My husband was a single parent to a young kid when I met him and it’s always been this shitty power dynamic where he wants me to be around when it’s convenient for me to be a mom to his son. We got married very fast and I barely knew him and honestly probably wasn’t the best idea. We grew up very differently. I was in a middle class family and he was raised in a lower socioeconomic family. We seem to differ in values and every time any value comes up it’s an argument. Tonight it was about saving for his son’s college education. I had expressed I didn’t think I needed to solely fund his son’s education and he needed to help out and that I want to put some of that money in my own retirement. He then tells me fine don’t put anything in there then at all. I’ll do it all by myself. Which is fine if the tone wasn’t so shitty making me feel like I’m a terrible person for even considering it. He owns his own business on the side which he considers his money and his business (not ours) and when I say my money is my money he tells me he doesn’t need me and he would’ve been fine without me. Then goes on a rant about how he would have his house paid off and would have all this cash in the bank. He was the one that pushed for joint bank accounts, I wanted separate and then we pay a percent based on percent of our overall income so it’s fair. So if I make more I pay more bills. Instead he pays the mortgage and I pay for everything else. He doesn’t seem happy. Doesn’t seem to want to be with me but always is telling me that I seem like I want a divorce? He says I’m pushing him so that he files. Every time we fight he asks if I want a divorce. Every single sibling that has kids on his side is divorce. It’s very obvious a healthy marriage was not modeled. I’m a very independent woman and he doesn’t like that and thinks it makes me selfish. He doesn’t understand how I could ever want to not want to set our kids up for the best possible scenario. Doesn’t understand why I want to be social and hang out with my friends.
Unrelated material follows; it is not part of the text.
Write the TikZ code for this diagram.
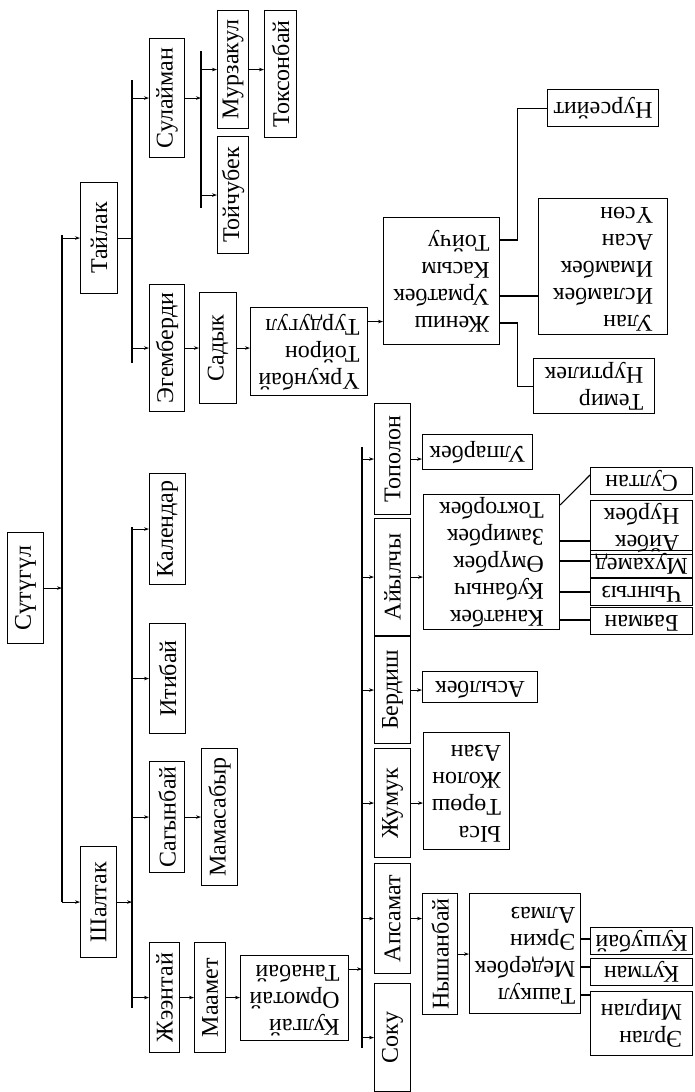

I’m exhausted - is this normal? How do I figure out if this is something I can work through and live with long term?
Financially I’m the breadwinner and I will be just fine without him and as he mentioned he will be fine without me. I’m glad I’m not in a position where I can’t leave. I definitely can if I want. We do have a baby together which would basically make me stuck in my job since I wouldn’t be able to move which would suck.
Open to thoughts - I am not perfect and have my own faults and play a part in this, too.